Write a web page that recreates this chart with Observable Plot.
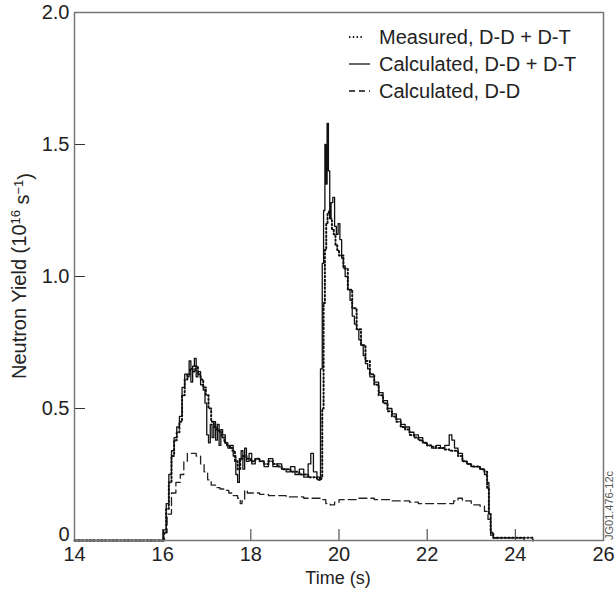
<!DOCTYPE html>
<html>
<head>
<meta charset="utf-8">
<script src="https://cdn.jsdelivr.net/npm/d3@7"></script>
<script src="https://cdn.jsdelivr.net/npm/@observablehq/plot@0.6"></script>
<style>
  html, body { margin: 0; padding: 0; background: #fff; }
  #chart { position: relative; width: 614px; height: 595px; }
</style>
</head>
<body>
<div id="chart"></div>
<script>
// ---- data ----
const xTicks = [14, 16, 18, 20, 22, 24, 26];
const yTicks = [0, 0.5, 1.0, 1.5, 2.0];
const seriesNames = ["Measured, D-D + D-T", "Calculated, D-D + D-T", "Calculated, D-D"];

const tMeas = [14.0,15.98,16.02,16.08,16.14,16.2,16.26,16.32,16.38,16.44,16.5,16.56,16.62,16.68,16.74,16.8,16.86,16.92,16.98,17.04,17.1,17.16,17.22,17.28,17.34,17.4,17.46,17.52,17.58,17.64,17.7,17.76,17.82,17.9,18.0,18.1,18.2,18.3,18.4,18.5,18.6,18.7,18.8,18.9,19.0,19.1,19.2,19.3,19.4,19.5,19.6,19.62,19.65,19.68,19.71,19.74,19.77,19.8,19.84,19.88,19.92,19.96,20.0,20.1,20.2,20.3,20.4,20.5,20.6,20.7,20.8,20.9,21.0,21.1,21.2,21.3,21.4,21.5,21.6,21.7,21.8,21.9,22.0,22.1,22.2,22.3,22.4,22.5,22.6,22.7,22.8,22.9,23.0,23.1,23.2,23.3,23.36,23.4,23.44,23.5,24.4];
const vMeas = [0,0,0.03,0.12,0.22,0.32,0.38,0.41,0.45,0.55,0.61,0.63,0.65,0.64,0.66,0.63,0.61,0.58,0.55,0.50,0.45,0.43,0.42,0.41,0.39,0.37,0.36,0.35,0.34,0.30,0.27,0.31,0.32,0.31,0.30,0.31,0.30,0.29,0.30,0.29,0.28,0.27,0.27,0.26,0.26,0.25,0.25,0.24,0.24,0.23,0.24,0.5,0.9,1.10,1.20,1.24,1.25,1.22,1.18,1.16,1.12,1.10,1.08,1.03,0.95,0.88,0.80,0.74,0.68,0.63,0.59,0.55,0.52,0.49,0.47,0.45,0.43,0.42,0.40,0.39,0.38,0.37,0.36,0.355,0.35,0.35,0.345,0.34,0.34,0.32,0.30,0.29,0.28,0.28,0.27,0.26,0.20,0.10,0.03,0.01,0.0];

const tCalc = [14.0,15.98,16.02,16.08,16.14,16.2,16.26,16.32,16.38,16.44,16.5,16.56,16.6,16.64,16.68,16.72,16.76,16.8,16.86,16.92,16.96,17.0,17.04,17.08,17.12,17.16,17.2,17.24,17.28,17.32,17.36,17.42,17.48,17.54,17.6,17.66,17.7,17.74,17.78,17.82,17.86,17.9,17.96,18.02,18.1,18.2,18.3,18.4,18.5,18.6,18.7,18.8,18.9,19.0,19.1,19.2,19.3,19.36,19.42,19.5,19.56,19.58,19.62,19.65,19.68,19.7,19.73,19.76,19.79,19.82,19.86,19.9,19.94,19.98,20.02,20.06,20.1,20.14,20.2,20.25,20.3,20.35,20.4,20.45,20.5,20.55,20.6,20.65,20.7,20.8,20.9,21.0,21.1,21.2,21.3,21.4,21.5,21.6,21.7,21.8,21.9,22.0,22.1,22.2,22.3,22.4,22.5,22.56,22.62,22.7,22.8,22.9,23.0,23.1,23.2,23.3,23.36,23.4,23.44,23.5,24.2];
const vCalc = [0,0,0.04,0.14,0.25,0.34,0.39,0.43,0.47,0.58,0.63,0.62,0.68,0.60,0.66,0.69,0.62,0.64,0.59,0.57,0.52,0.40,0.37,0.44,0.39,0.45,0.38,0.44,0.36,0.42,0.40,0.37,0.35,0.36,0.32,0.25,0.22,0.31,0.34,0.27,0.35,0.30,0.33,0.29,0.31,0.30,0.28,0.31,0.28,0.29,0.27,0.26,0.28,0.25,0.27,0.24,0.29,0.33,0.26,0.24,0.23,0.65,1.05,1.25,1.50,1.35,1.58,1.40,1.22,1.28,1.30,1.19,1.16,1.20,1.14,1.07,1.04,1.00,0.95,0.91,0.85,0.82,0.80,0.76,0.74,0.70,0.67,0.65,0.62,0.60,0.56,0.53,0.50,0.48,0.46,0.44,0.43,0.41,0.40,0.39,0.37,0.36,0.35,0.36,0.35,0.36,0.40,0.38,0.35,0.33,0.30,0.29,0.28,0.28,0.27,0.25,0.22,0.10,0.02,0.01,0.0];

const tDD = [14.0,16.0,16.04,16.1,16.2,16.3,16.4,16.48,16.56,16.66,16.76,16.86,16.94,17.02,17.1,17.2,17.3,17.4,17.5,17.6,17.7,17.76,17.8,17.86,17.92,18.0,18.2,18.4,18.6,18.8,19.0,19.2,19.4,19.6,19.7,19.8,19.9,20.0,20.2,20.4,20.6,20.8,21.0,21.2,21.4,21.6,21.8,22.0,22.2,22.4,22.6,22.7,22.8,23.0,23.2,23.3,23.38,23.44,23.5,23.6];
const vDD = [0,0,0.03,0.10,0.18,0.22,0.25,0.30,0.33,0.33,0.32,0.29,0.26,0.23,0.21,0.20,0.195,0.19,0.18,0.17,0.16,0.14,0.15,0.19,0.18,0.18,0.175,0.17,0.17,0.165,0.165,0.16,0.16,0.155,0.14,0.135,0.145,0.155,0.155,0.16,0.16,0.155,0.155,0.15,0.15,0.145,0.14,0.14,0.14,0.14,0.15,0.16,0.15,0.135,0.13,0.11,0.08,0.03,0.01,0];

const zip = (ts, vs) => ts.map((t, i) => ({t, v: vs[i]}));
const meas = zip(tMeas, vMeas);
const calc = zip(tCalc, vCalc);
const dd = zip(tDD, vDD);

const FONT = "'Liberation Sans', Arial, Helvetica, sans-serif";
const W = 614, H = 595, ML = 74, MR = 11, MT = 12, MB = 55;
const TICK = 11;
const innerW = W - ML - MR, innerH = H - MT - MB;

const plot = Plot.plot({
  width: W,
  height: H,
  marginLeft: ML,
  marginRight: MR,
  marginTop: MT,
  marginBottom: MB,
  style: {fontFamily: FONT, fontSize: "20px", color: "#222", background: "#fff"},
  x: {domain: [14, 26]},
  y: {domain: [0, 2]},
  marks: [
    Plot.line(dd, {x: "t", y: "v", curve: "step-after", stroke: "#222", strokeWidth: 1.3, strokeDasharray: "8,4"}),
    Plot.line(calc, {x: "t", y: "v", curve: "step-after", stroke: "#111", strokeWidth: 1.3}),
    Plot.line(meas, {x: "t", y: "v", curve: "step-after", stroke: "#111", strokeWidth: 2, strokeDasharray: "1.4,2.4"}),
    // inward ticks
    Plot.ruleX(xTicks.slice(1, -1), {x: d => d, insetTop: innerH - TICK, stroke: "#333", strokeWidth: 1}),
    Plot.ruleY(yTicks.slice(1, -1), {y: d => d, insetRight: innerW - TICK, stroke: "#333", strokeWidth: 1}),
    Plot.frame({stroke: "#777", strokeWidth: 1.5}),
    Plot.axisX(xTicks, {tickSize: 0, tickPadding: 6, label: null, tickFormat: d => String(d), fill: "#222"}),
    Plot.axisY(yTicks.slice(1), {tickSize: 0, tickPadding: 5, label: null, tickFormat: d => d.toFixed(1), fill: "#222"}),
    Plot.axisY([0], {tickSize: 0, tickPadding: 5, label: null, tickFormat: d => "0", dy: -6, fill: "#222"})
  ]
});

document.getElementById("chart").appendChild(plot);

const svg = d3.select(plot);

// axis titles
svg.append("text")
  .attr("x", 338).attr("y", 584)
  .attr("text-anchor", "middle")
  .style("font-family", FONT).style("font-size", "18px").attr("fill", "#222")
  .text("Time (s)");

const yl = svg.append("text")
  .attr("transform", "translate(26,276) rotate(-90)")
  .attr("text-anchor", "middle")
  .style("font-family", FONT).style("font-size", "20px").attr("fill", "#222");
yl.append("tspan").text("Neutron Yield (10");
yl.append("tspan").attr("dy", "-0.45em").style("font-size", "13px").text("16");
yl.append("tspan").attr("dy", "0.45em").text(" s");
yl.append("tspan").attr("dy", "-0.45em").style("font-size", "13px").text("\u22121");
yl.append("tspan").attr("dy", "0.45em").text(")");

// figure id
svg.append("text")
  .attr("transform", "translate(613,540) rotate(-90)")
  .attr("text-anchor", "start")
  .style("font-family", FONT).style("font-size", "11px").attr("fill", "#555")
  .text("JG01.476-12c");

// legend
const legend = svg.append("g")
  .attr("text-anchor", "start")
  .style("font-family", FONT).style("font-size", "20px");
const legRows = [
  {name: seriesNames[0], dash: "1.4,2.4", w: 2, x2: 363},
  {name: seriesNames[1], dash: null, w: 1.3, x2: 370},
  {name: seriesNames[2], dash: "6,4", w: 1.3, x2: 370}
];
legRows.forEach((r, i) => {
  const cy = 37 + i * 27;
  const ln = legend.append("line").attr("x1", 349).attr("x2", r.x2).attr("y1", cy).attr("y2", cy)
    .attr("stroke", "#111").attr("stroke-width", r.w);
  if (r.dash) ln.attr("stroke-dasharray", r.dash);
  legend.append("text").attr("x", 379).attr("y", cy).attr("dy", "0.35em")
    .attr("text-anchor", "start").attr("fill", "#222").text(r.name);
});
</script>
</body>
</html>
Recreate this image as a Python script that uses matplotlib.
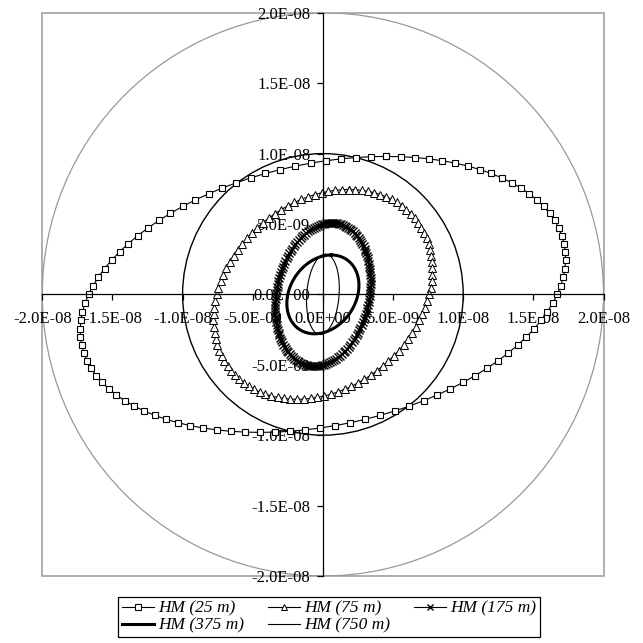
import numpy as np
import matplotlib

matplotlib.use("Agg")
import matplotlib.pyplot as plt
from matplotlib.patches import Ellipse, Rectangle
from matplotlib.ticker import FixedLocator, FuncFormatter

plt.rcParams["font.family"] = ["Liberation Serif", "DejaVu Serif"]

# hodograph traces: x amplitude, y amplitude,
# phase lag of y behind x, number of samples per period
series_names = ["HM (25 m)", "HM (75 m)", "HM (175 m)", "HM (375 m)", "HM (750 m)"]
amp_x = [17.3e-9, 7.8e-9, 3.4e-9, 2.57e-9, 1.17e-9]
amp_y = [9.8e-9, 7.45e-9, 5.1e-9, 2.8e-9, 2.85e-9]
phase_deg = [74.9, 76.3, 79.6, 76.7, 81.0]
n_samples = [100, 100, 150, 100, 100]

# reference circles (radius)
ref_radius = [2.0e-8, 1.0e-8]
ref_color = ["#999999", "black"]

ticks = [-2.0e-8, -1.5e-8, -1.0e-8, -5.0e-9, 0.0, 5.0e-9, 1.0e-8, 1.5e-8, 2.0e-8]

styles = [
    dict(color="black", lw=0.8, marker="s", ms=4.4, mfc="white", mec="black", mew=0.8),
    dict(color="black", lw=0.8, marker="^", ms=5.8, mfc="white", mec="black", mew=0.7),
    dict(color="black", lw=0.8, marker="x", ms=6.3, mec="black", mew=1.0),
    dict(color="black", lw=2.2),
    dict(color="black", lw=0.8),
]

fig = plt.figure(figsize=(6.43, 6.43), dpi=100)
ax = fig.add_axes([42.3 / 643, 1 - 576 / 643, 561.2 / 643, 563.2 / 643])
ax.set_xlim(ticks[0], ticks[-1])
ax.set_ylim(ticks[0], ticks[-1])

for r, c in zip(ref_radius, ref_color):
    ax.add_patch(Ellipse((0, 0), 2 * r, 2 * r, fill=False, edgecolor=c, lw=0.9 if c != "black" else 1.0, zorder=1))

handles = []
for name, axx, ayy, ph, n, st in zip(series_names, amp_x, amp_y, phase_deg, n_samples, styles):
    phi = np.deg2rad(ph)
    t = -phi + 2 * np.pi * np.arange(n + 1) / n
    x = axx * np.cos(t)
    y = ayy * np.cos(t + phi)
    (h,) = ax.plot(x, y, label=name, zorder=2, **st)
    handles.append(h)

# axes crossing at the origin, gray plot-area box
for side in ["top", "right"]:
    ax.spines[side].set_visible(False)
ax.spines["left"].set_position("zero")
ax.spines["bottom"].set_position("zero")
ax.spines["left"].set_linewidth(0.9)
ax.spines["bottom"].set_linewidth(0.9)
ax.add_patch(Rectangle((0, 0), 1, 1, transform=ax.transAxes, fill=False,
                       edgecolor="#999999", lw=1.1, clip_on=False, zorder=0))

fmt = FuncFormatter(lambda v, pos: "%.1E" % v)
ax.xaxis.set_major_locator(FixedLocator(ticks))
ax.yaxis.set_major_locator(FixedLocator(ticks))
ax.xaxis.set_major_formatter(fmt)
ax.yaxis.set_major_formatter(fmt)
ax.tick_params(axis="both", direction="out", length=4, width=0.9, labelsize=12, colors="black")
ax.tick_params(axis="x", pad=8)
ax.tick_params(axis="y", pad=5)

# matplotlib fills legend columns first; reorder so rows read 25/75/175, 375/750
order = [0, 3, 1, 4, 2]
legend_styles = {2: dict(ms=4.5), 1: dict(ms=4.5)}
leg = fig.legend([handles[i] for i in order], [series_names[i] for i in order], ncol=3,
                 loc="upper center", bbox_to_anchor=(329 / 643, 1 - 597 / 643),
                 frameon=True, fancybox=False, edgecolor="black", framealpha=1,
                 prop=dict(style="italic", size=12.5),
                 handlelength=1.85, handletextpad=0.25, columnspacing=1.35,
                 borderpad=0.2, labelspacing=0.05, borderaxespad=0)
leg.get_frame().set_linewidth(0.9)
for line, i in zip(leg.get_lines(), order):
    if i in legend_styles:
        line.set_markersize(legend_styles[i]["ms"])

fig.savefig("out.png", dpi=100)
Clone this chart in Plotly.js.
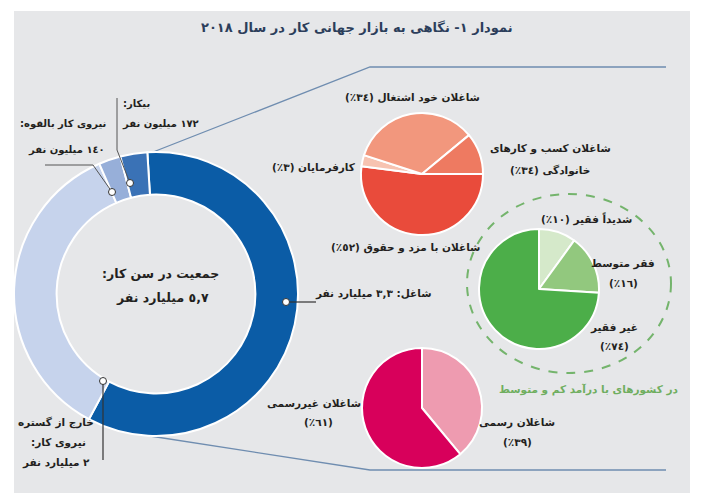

_EXERCISE_. Locate all lines that include the word "script" and copy them out.

_WRITTEN SOLUTION_.
<script src="https://cdn.jsdelivr.net/npm/d3@7"></script>
<script src="https://cdn.jsdelivr.net/npm/@observablehq/plot@0.6"></script>
<script>
</script>
Recreate this image as a Python script that uses matplotlib.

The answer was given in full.